Politically Incorrect: of “Neger” and “Dirndl”

Two recent debates in Germany have made world headlines, and for once, neither is about Nazis or the Oktoberfest.

The first was a proposal that classic children’s books be censored of anything not corresponding to present-day standards of political correctness. Thus, words like “Neger” (“Negro”) and “Mohr” (“Moor”) would disappear, as well as references to “lying Africans” and, in general, all things having to do with “attitudes of white supremacy” and “Colonial racism”.

The second was also revisionist. In the German weekly Stern, journalist Laura Himmelreich related an incident from 2012 when FDP politician Rainer Brüderle ‘complemented’ her on her full bosom “filling her Dirndl nicely”. Thousands of enraged tweets followed, citing frustrations with how men treat women in German society.
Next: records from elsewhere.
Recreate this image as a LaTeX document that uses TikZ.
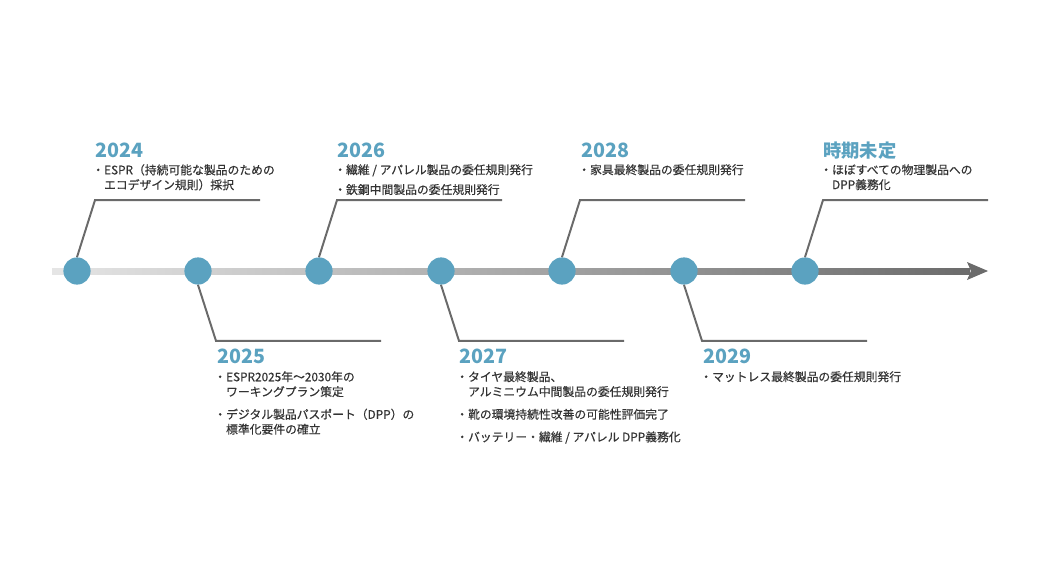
\documentclass[tikz,border=0pt]{standalone}
\usepackage{fontspec}
\setmainfont{Noto Sans CJK JP}
\newfontfamily\itemfont[RawFeature={embolden=0.5}]{Noto Sans CJK JP}
\usetikzlibrary{positioning}
\definecolor{dotblue}{HTML}{5BA2C0}
\definecolor{leadgray}{HTML}{6A6A6A}
\definecolor{textgray}{HTML}{333333}
\tikzstyle{dot}=[circle,fill=dotblue,minimum size=0.68cm,inner sep=0pt]
\tikzstyle{leader}=[draw=leadgray,line width=1.4pt]
\tikzstyle{year}=[anchor=base west,inner sep=0pt,text=dotblue,font=\fontsize{14}{14}\selectfont\bfseries]
\tikzstyle{item}=[anchor=north west,inner sep=0pt,align=left,text=textgray,font=\itemfont\fontsize{8.4}{10.6}\selectfont]

\begin{document}
\begin{tikzpicture}[x=0.025cm,y=-0.025cm]

  \useasboundingbox (0,0) rectangle (1040,585);

  % time axis
  \coordinate (start) at (52,271);
  \coordinate (tip) at (988,271);
  \shade[left color=black!10, right color=black!58] ([yshift=0.075cm]start) rectangle ([xshift=-0.45cm,yshift=-0.075cm]tip);
  \fill[black!58] (tip) -- ++(-21,-9) -- ++(4,9) -- ++(-4,9) -- cycle;

  \foreach \x/\name in {77/d2024, 198/d2025, 319/d2026, 441/d2027, 562/d2028, 684/d2029, 805/dtbd}
    \node[dot] (\name) at (\x,271) {};

  \foreach \name in {d2024, d2026, d2028, dtbd}
    \draw[leader] (\name.north) -- ++(18,-57) -- ++(165,0);
  \foreach \name in {d2025, d2027, d2029}
    \draw[leader] (\name.south) -- ++(18,56) -- ++(165,0);

  % upper labels
  \node[year] (y2024) at (95,157) {2024};
  \node[item] (t2024) at (92,164) {・ESPR（持続可能な製品のための\\\phantom{・}エコデザイン規則）採択};
  \node[year] (y2026) at (337,157) {2026};
  \node[item] (t2026) at (334,164) {・繊維 / アパレル製品の委任規則発行\\[3.5pt]・鉄鋼中間製品の委任規則発行};
  \node[year] (y2028) at (581,157) {2028};
  \node[item] (t2028) at (578,164) {・家具最終製品の委任規則発行};
  \node[year,font=\fontsize{13}{13}\selectfont\bfseries] (ytbd) at (823,157) {時期未定};
  \node[item] (ttbd) at (820,164) {・ほぼすべての物理製品への\\\phantom{・}DPP義務化};

  % lower labels
  \node[year] (y2025) at (217,363) {2025};
  \node[item] (t2025) at (214,371) {・ESPR2025年〜2030年の\\\phantom{・}ワーキングプラン策定\\[5.5pt]・デジタル製品パスポート（DPP）の\\\phantom{・}標準化要件の確立};
  \node[year] (y2027) at (459,363) {2027};
  \node[item] (t2027) at (456,371) {・タイヤ最終製品、\\\phantom{・}アルミニウム中間製品の委任規則発行\\[5.5pt]・靴の環境持続性改善の可能性評価完了\\[5.5pt]・バッテリー・繊維 / アパレル DPP義務化};
  \node[year] (y2029) at (703,363) {2029};
  \node[item] (t2029) at (700,371) {・マットレス最終製品の委任規則発行};

\end{tikzpicture}
\end{document}
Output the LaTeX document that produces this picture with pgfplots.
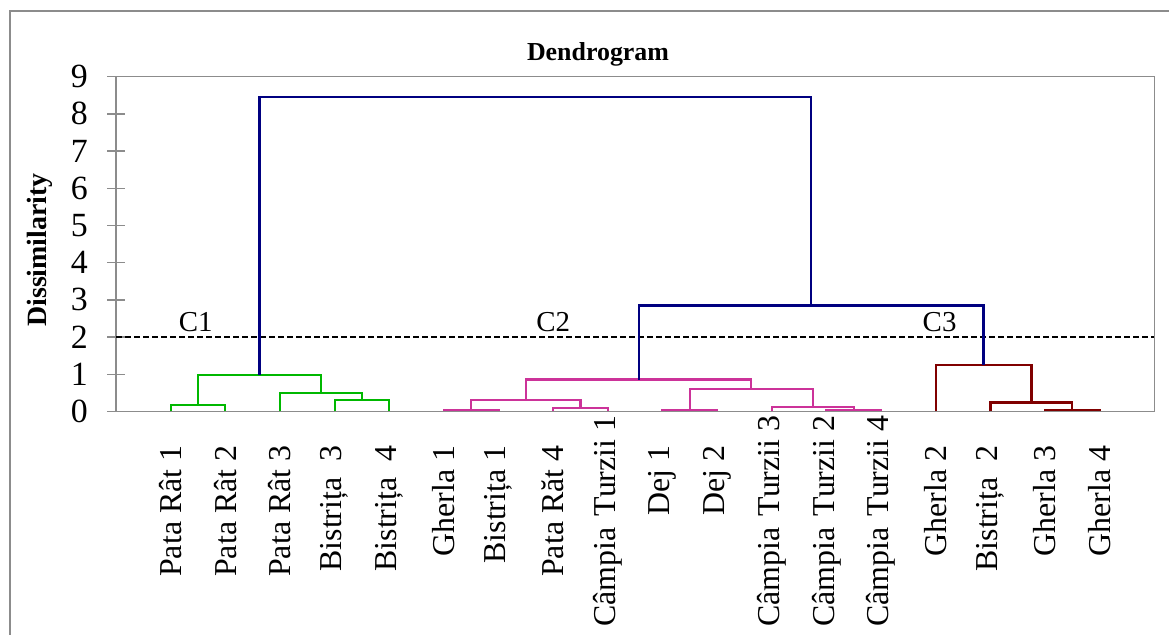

On ARD TV, women’s rights activist Alice Schwarzer told host Günther Jauch that today’s young women think the issue had been solved; so when they see sexism still at work, they are shocked.

If we censor the racist slurs and social prejudices of the past, they may be forgotten, just to re-appear in the future. If we pretend offensive words were never used in polite conversation, we risk losing the sense of progress already made. If we can stop using “Neger”, someday suggestive language will seem just as lame.

It’s about respect, not denial. How men treat their sisters, mothers and daughters should be the guide for non-romantic relationships. Instead of denying racism or sexism, we should teach our children tolerance, that differences are not to be feared, but to learn from. And even to be enjoyed.